Julie Ann Eadeh is a career member of the Senior Foreign Service with the rank of Minister Counselor. She is the current consul general in Hong Kong. She previously served as the U.S. consul general in Istanbul, Türkiye, and has held a variety of assignments throughout her career. She has had postings in Ankara, Hong Kong, Doha, Shanghai, Baghdad, Riyadh, and Beirut. She served as the former political chief of the US consulate in Hong Kong.

== Early life ==
Eadeh was born in Ohio and raised in Michigan. Eadeh has a Bachelor of Science degree from Eastern Michigan University and a Master of Arts degree from the Center for Contemporary Arab Studies at Georgetown University.

== Career ==
Eadeh joined the Department of State in 2002 as a Presidential Management Fellow, which she served in the Bureau of Democracy, Human Rights, and Labor. Eadeh later joined the Foreign Service in 2004, which she covered human rights and the first ever Saudi elections as a political officer at the U.S. Embassy in Riyadh, Saudi Arabia. From 2006-2007, Eadeh served as the chief of American Citizen Services at the U.S. Embassy in Beirut, Lebanon. During the 2006 Lebanon War, she assisted in the largest civilian evacuation of American citizens since World War II. From 2007-2008, Eadeh worked as the deputy spokesperson, covering press and media relations, at the U.S. Embassy in Baghdad, Iraq.

Eadeh later served at the U.S. Consulate General in Shanghai, China, from 2010 to 2012, covering environment, science, technology, health and energy issues. She then served as the public affairs officer and acting deputy chief of mission at the U.S. Embassy in Doha, Qatar.

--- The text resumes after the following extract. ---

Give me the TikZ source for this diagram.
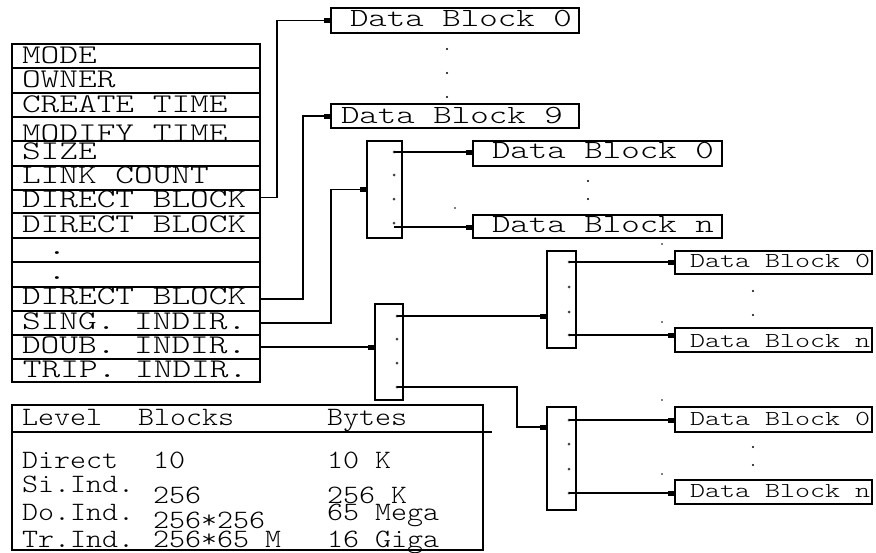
\documentclass[tikz,border=0pt]{standalone}
\usepackage{fontspec}
\usepackage{graphicx}
\usetikzlibrary{arrows.meta}
\newfontfamily\lmlight{Latin Modern Mono Light}
\newcommand{\mytx}[3]{\scalebox{#1}[#2]{\lmlight\fontsize{10}{10}\selectfont #3}}
\newcommand{\txI}[1]{\mytx{3.56}{2.7}{#1}}
\newcommand{\txB}[1]{\mytx{3.52}{2.62}{#1}}
\newcommand{\txT}[1]{\mytx{3.05}{2.65}{#1}}
\newcommand{\txR}[1]{\mytx{2.86}{2.13}{#1}}
\begin{document}
\begin{tikzpicture}[x=1pt,y=-1pt,line width=1.3pt,
  cell/.style={draw,rectangle,inner sep=0,outer sep=0,anchor=north west},
  lbl/.style={inner sep=0,outer sep=0,anchor=base west},
  arr/.style={-{Rectangle[length=7pt,width=5pt]}},
  dotm/.style={fill=black!75,draw=none,circle,inner sep=0,minimum size=3pt},
  tiny/.style={fill=black,draw=none,circle,inner sep=0,minimum size=1.6pt}]
\useasboundingbox (0,0) rectangle (876,552);
% inode rows
\node[cell,minimum width=248pt,minimum height=24pt] (r1) at (12,44) {};
\node[cell,minimum width=248pt,minimum height=25pt] (r2) at (12,68) {};
\node[cell,minimum width=248pt,minimum height=24pt] (r3) at (12,93) {};
\node[cell,minimum width=248pt,minimum height=24pt] (r4) at (12,117) {};
\node[cell,minimum width=248pt,minimum height=25pt] (r5) at (12,141) {};
\node[cell,minimum width=248pt,minimum height=24pt] (r6) at (12,166) {};
\node[cell,minimum width=248pt,minimum height=23pt] (r7) at (12,190) {};
\node[cell,minimum width=248pt,minimum height=25pt] (r8) at (12,213) {};
\node[cell,minimum width=248pt,minimum height=24pt] (r9) at (12,238) {};
\node[cell,minimum width=248pt,minimum height=25pt] (r10) at (12,262) {};
\node[cell,minimum width=248pt,minimum height=24pt] (r11) at (12,287) {};
\node[cell,minimum width=248pt,minimum height=24pt] (r12) at (12,311) {};
\node[cell,minimum width=248pt,minimum height=24pt] (r13) at (12,335) {};
\node[cell,minimum width=248pt,minimum height=23pt] (r14) at (12,359) {};
\node[lbl] (t1) at (22,63) {\txI{MODE}};
\node[lbl] (t2) at (22,87) {\txI{OWNER}};
\node[lbl] (t3) at (22,112) {\txI{CREATE TIME}};
\node[lbl] (t4) at (22,141) {\txI{MODIFY TIME}};
\node[lbl] (t5) at (22,159) {\txI{SIZE}};
\node[lbl] (t6) at (22,183) {\txI{LINK COUNT}};
\node[lbl] (t7) at (22,207) {\txI{DIRECT BLOCK}};
\node[lbl] (t8) at (22,232) {\txI{DIRECT BLOCK}};
\node[inner sep=0,anchor=base] (t9) at (57,254) {\txI{.}};
\node[inner sep=0,anchor=base] (t10) at (57,279) {\txI{.}};
\node[lbl] (t11) at (22,304) {\txI{DIRECT BLOCK}};
\node[lbl] (t12) at (22,329) {\txI{SING. INDIR.}};
\node[lbl] (t13) at (22,353) {\txI{DOUB. INDIR.}};
\node[lbl] (t14) at (23,377) {\txI{TRIP. INDIR.}};
% direct data blocks
\node[cell,minimum width=248pt,minimum height=25pt] (top0) at (331,8) {};
\node[lbl] (top0t) at (350,26) {\txB{Data Block 0}};
\node[cell,minimum width=248pt,minimum height=24pt] (top9) at (331,104) {};
\node[lbl] (top9t) at (341,123) {\txB{Data Block 9}};
\node[tiny,minimum size=2.4pt] (d1) at (447,49) {};
\node[tiny,minimum size=2.4pt] (d2) at (447,73) {};
\node[tiny,minimum size=2.4pt] (d3) at (447,97) {};
% single indirect
\node[cell,minimum width=35pt,minimum height=97pt] (S) at (367,141) {};
\node[dotm] (s1) at (394,152) {};
\node[dotm] (s2) at (394,175) {};
\node[dotm] (s3) at (394,199) {};
\node[dotm] (s4) at (394,223) {};
\coordinate (s4l) at (394,227);
\node[cell,minimum width=249pt,minimum height=25pt] (mid0) at (473,141) {};
\node[lbl] (mid0t) at (492,158) {\txB{Data Block 0}};
\node[cell,minimum width=249pt,minimum height=23pt] (midn) at (473,215) {};
\node[lbl] (midnt) at (492,232) {\txB{Data Block n}};
\node[tiny,minimum size=2.4pt] (m1) at (588,181) {};
\node[tiny,minimum size=2.4pt] (m2) at (588,199) {};
\node[tiny] (x1) at (455,208) {};
% double indirect
\node[cell,minimum width=28pt,minimum height=96pt] (A) at (375,304) {};
\node[dotm] (a1) at (397,316) {};
\node[dotm] (a2) at (397,339) {};
\node[dotm] (a3) at (397,363) {};
\node[dotm] (a4) at (397,387) {};
\node[cell,minimum width=29pt,minimum height=97pt] (B) at (547,251) {};
\node[dotm] (b1) at (569,262) {};
\node[dotm] (b2) at (569,287) {};
\node[dotm] (b3) at (569,312) {};
\node[dotm] (b4) at (569,335) {};
\node[cell,minimum width=29pt,minimum height=103pt] (C) at (547,407) {};
\node[dotm] (c1) at (569,420) {};
\node[dotm] (c2) at (569,444) {};
\node[dotm] (c3) at (569,469) {};
\node[dotm] (c4) at (569,493) {};
\coordinate (cin) at (547,427);
\node[cell,minimum width=197pt,minimum height=23pt] (q0) at (675,251) {};
\node[lbl] (q0t) at (690,267) {\txR{Data Block 0}};
\node[cell,minimum width=197pt,minimum height=24pt] (qn) at (675,328) {};
\node[lbl] (qnt) at (690,347) {\txR{Data Block n}};
\node[cell,minimum width=197pt,minimum height=25pt] (w0) at (675,407) {};
\node[lbl] (w0t) at (690,425) {\txR{Data Block 0}};
\node[cell,minimum width=197pt,minimum height=24pt] (wn) at (675,480) {};
\node[lbl] (wnt) at (690,497) {\txR{Data Block n}};
\node[tiny,minimum size=2.4pt] (e1) at (753,291) {};
\node[tiny,minimum size=2.4pt] (e2) at (753,315) {};
\node[tiny,minimum size=2.4pt] (e3) at (753,447) {};
\node[tiny,minimum size=2.4pt] (e4) at (753,465) {};
\node[tiny] (x2) at (662,244) {};
\node[tiny] (x3) at (662,322) {};
\node[tiny] (x4) at (662,400) {};
\node[tiny] (x5) at (662,474) {};
% connectors
\draw[arr] ([yshift=4pt]r7.east) -- ++(17,0) |- (top0.west);
\draw[arr] (r11.east) -- ++(43,0) |- (top9.west);
\draw[arr] (r12.east) -- ++(71,0) |- (S.west);
\draw[arr] (r13.east) -- (A.west |- r13.east);
\draw[arr,line width=1.1pt] (s1.center) -- (mid0.west |- s1.center);
\draw[arr,line width=1.1pt] (s4l) -- (midn.west |- s4l);
\draw[arr,line width=1.1pt] (a1.center) -- (B.west |- a1.center);
\draw[arr,line width=1.1pt] (a4.center) -- ++(120,0) |- (cin);
\draw[arr,line width=1.1pt] (b1.center) -- (q0.west |- b1.center);
\draw[arr,line width=1.1pt] (b4.center) -- (qn.west |- b4.center);
\draw[arr,line width=1.1pt] (c1.center) -- (w0.west |- c1.center);
\draw[arr,line width=1.1pt] (c4.center) -- (wn.west |- c4.center);
% table
\node[cell,minimum width=471pt,minimum height=145pt] (tab) at (12,405) {};
\coordinate (hl) at (492,432);
\draw (tab.west |- hl) -- (hl);
\node[tiny] (x6) at (348,432) {};
\node[lbl] (h1) at (22,425) {\txT{Level}};
\node[lbl] (h2) at (138,425) {\txT{Blocks}};
\node[lbl] (h3) at (327,425) {\txT{Bytes}};
\node[lbl] (l1) at (22,468) {\txT{Direct}};
\node[lbl] (v1) at (153,468) {\txT{10}};
\node[lbl] (y1) at (327,468) {\txT{10 K}};
\node[lbl] (l2) at (22,492) {\txT{Si.Ind.}};
\node[lbl] (v2) at (153,503) {\txT{256}};
\node[lbl] (y2) at (327,503) {\txT{256 K}};
\node[lbl] (l3) at (22,520) {\txT{Do.Ind.}};
\node[lbl] (v3) at (153,528) {\txT{256*256}};
\node[lbl] (y3) at (327,520) {\txT{65 Mega}};
\node[lbl] (l4) at (22,547) {\txT{Tr.Ind.}};
\node[lbl] (v4) at (153,547) {\txT{256*65 M}};
\node[lbl] (y4) at (327,547) {\txT{16 Giga}};
\end{tikzpicture}
\end{document}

During Eadeh's tenure as the political chief of the US consulate in Hong Kong in 2019, she was photographed meeting with democracy activists Joshua Wong and Nathan Law, both being prominent figures in the 2014 Umbrella Movement protests. She was also photographed meeting Martin Lee and Anson Chan, both being long opposition figures of the Hong Kong government. For these encounters, Eadeh was criticised by the Chinese government and state-owned media for having "orchestrated" the 2019 Hong Kong protests. Her personal information along her husband's and their children's were also released by state-owned media outlet Ta Kung Pao.

From August 2021 to October 2022, she served as the Mission Türkiye Spokesperson in Ankara. She later assumed duty as the U.S. consul general in November 2022.

In August 2025, Eadeh was appointed as the consul general in Hong Kong, with her appointment approved by the Chinese government, a month following Gregory May, the previous consul general's departure.

== Personal life ==
Eadeh is married to a Foreign Service Officer and has two sons. She is proficient in Turkish, Arabic, and Mandarin Chinese. Eadeh completed Chinese language training in Taiwan and Shanghai in 2010.

Eadeh was awarded an honorary doctorate by Eastern Michigan University in April 2025 in recognition of her contributions to diplomacy and public services.